Few other filmmakers could have crafted such an intricate masterwork on the meanings of redemption and retribution so beautifully. The film won four Acadmy Awards, and was on the American Film Institute's list of top 100 films from cinema's first 100 years.

May 4, 2007

Blood Meridian


The quote on the cover of Cormac McCarthy's absolutely perfect Blood Meridian, or The Evening Redness in the West describes the book as "A classic American novel of regeneration through violence." Not only does this fever dream of a Western Gothic novel fulfill that promise, it does so with soaring and poetic language that almost seems like it was cut-and-paste ransom-note-style from Moby Dick and The Bible.

The novel depicts the brutal genocide committed against Apaches in the middle of the nineteenth-century by cramming so much lurid, rancid, and visionary prose into its blood-soaked pages that one can hardly tell the Americans from the Indians from the Mexicans. The story’s passive protagonist known simply as "the kid" heads west where he eventually joins the Glanton gang, a group of men who make their living from massacring Apaches and trading their scalps for a bounty along the United States–Mexico borderlands. It is in the company of these killers that the kid encounters Judge Holden, an amalgam of Herman Melville’s Ahab, Fyodor Dostoyvsky’s Grand Inquisitor, and Goethe's Mephistopheles. Soon, the Glanton gang begins harvesting and selling the scalps of nonthreatening Indians, unprotected Mexican villages, or anyone else who crosses their path. The solipsistic gang devolves, sweeping through the expansive and inhospitable desert borderland like destructive angels from the Old Testament, purifying the land with blood and fire in preparation for its sacrifice at the hands of America's endless imperial expansionism.

Some have described this frenzied novel as awash in extreme violence, a religious or existential allegory, or a re-revisionist Western that savagely explodes Manifest Destiny. Maybe McCarthy is expressing all these impassioned sentiments. But the Blood Meridian's biggest coup is its implicit critique of America's oppressive capitalist system. Violence becomes a commodity. Judge Holden explains to the kid and audience alike the fundamental economics of trading human scalps (i.e., lives) for money: "War endures. You may as well ask man what he thinks of stone. Before man was, war waited for him – the ultimate trade, awaiting the ultimate practitioner." Holden later states, "Everything is for sale."

John Sepich's hard-to-find Notes on Blood Meridian examines the dense novel's historical and mystical references. The Glanton Gang and their bloody escapades have historical roots in three primary sources: Samuel Chamberlain's memoirs, My Confessions: Recollections of a Rogue, gathered together as a manuscript in 1905 and published in book form in 1956; Audubon's Western Journal 1849-1850, (1906) by John Woodhouse Audubon, son of noted naturalist John James Audubon; and Mayne Reid's The Scalphunters (c. 1851). McCarthy faithfully casts this historically accurate nightmare into a bold narrative that reveals America's westward expansion to be rotten at it's core.
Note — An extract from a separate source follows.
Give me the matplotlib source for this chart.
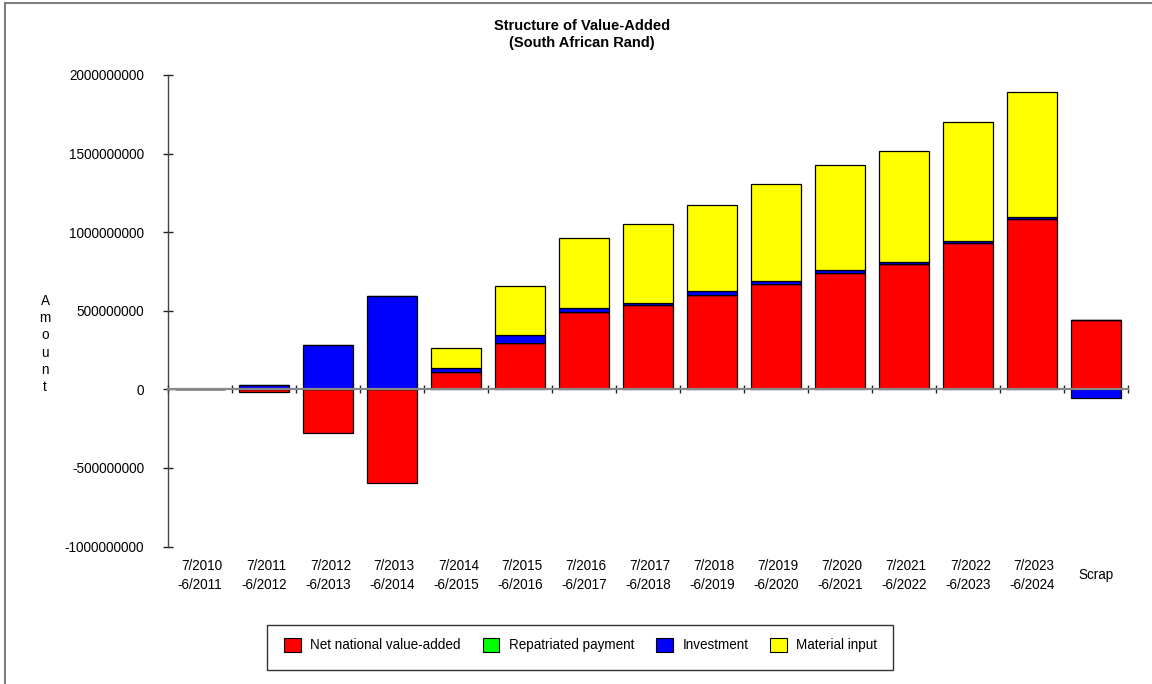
import numpy as np
import matplotlib
matplotlib.use('Agg')
import matplotlib.pyplot as plt
from matplotlib.patches import Patch, Rectangle
from matplotlib.lines import Line2D
import matplotlib.transforms as mtransforms

plt.rcParams['font.family'] = ['Liberation Sans', 'DejaVu Sans']

# 数据：各时期的增加值结构（南非兰特）
periods = ['7/2010\n-6/2011', '7/2011\n-6/2012', '7/2012\n-6/2013', '7/2013\n-6/2014',
           '7/2014\n-6/2015', '7/2015\n-6/2016', '7/2016\n-6/2017', '7/2017\n-6/2018',
           '7/2018\n-6/2019', '7/2019\n-6/2020', '7/2020\n-6/2021', '7/2021\n-6/2022',
           '7/2022\n-6/2023', '7/2023\n-6/2024', 'Scrap']
net_value_added = [0, -18e6, -280e6, -594e6, 110e6, 297e6, 489e6, 535e6, 603e6,
                   673e6, 743e6, 796e6, 934e6, 1085e6, 443e6]
repatriated = [0] * 15
investment = [0, 25e6, 280e6, 594e6, 28e6, 51e6, 31e6, 12e6, 20e6,
              15e6, 18e6, 12e6, 12e6, 10e6, -53e6]
material_input = [0, 0, 0, 0, 123e6, 308e6, 444e6, 504e6, 551e6,
                  618e6, 668e6, 710e6, 755e6, 799e6, 0]
series_names = ['Net national value-added', 'Repatriated payment', 'Investment', 'Material input']
series_colors = ['#ff0000', '#00ff00', '#0000ff', '#ffff00']
yticks = [-1000000000, -500000000, 0, 500000000, 1000000000, 1500000000, 2000000000]

W, H = 1152, 684
fs = 9.75
fig = plt.figure(figsize=(W / 100, H / 100), dpi=100)
ax = fig.add_axes([168 / W, 1 - 546.5 / H, 960 / W, (546.5 - 75) / H])

x = np.arange(len(periods))
pos_base = np.zeros(len(periods))
neg_base = np.zeros(len(periods))
for vals, color in zip([net_value_added, repatriated, investment, material_input], series_colors):
    vals = np.array(vals, dtype=float)
    bottoms = np.where(vals >= 0, pos_base, neg_base)
    ax.bar(x, vals, width=0.78, bottom=bottoms, color=color,
           edgecolor='black', linewidth=0.9, zorder=1)
    pos_base += np.clip(vals, 0, None)
    neg_base += np.clip(vals, None, 0)

ax.set_xlim(-0.5, len(periods) - 0.5)
ax.set_ylim(-1.0e9, 2.0e9)

# 坐标轴样式
ax.spines['top'].set_visible(False)
ax.spines['right'].set_visible(False)
ax.spines['bottom'].set_position(('data', 0))
ax.spines['bottom'].set_color('#888888')
ax.spines['bottom'].set_linewidth(1.6)
ax.spines['left'].set_color('#444444')
ax.spines['left'].set_linewidth(1.0)

ax.set_yticks(yticks)
ax.set_yticklabels([str(v) for v in yticks], fontsize=fs)
ax.tick_params(axis='y', direction='inout', length=6.5, width=1, color='#222222', pad=14)

ax.set_xticks(np.arange(len(periods) + 1) - 0.5)
ax.set_xticklabels([])
ax.tick_params(axis='x', direction='inout', length=6, width=1, color='#222222')

trans = mtransforms.blended_transform_factory(ax.transData, ax.transAxes)
for i, lab in enumerate(periods):
    ax.text(i, -(575.5 - 546.5) / (546.5 - 75), lab, transform=trans, ha='center', va='center',
            multialignment='right', fontsize=fs, linespacing=1.37)

# 纵轴标签（竖排字母）
fig.text(45 / W, 1 - 344 / H, 'A\nm\no\nu\nn\nt', ha='center', va='center',
         fontsize=fs, linespacing=1.3)

# 标题
fig.text(582 / W, 1 - 25.5 / H, 'Structure of Value-Added', ha='center', va='center',
         fontsize=10.5, fontweight='bold')
fig.text(582 / W, 1 - 43.5 / H, '(South African Rand)', ha='center', va='center',
         fontsize=10.5, fontweight='bold')

# 图例
handles = [Patch(facecolor=c, edgecolor='black', linewidth=0.8) for c in series_colors]
fig.legend(handles, series_names, loc='center left', bbox_to_anchor=(284 / W, 1 - 645 / H),
           ncol=4, frameon=False, fontsize=fs, handlelength=1.25, handleheight=1.25,
           handletextpad=0.7, columnspacing=1.6, borderpad=0, borderaxespad=0)
fig.patches.append(Rectangle((267 / W, 1 - 670 / H), (893 - 267) / W, 45 / H,
                             transform=fig.transFigure, fill=False,
                             edgecolor='#333333', linewidth=1))

# 外框
fig.lines.append(Line2D([5 / W, 5 / W], [0, 1 - 3 / H], transform=fig.transFigure,
                        color='#808080', linewidth=1.5))
fig.lines.append(Line2D([5 / W, 1], [1 - 3 / H, 1 - 3 / H], transform=fig.transFigure,
                        color='#808080', linewidth=1.5))

plt.savefig('out.png', dpi=100, facecolor='white')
The novel could be considered an "acid western" because of it's hallucinogenic representation of events. It is also fits into the subgenre because Blood Meridian offers a a critique of capitalism as being unavoidably linked to war and violence, but McCarthy is wary of alternatives models. In the only interview that McCarthy has granted to date, he told the New York Times in 1992, “There's no such thing as life without bloodshed. I think the notion that the species can be improved in some way, that everyone could live in harmony, is a really dangerous idea. Those who are afflicted with this notion are the first ones to give up their souls, their freedom. Your desire that it be that way will enslave you and make your life vacuous.”
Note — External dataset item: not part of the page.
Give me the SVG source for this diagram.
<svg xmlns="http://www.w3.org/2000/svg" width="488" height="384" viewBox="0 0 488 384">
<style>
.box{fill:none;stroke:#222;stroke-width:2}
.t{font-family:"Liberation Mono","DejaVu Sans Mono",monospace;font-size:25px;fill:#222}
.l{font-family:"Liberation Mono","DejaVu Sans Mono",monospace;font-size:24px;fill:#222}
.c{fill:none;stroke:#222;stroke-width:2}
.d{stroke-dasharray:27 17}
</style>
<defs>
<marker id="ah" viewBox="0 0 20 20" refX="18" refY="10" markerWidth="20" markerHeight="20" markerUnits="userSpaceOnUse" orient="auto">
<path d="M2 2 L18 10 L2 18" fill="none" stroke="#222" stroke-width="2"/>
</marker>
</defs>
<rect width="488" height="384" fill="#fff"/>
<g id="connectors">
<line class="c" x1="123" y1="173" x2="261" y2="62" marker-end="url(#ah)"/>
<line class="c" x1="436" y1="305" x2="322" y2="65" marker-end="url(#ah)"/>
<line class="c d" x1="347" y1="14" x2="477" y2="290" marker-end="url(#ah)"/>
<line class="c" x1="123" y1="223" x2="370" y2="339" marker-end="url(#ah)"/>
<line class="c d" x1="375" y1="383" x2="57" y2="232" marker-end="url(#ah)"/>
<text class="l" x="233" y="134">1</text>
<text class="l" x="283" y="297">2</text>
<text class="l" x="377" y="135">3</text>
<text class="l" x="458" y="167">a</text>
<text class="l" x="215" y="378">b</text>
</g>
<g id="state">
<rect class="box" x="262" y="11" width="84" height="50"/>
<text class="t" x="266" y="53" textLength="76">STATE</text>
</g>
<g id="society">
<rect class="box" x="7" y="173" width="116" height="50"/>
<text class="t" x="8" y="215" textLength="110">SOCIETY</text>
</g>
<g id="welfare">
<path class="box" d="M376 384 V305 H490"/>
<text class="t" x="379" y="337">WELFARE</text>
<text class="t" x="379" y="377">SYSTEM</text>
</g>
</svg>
Blood Meridian was recently hailed by the New York Times as one of the best American novels of the past 25 years. Critic Steven Shaviro notes, "the scariest thing about Blood Meridian is that it is a euphoric and exhilarating book, rather than a tragically alienated one." Critic Harold Bloom praised the novel as "clearly the major esthetic achievement of any living writer." This ultimate Western is fathomlessly violent, poetic, and strangely entertaining.

May 1, 2007

An Introduction

This is a place for me to write about movies I've seen and books I've read.

Why Acid Western? I first saw the phrase used by Chicago Reader film critic Jonathan Rosenbaum. He described Jim Jarmusch's movie, "Dead Man" (1996) as an "acid western" because of the film's "inability to distinguish between inner consciousness and external reality," but also because the movie exhibits an artistic and political sensibility that took root in the 1960s and '70s which proposed "the replacement of capitalism with alternative models of social exchange."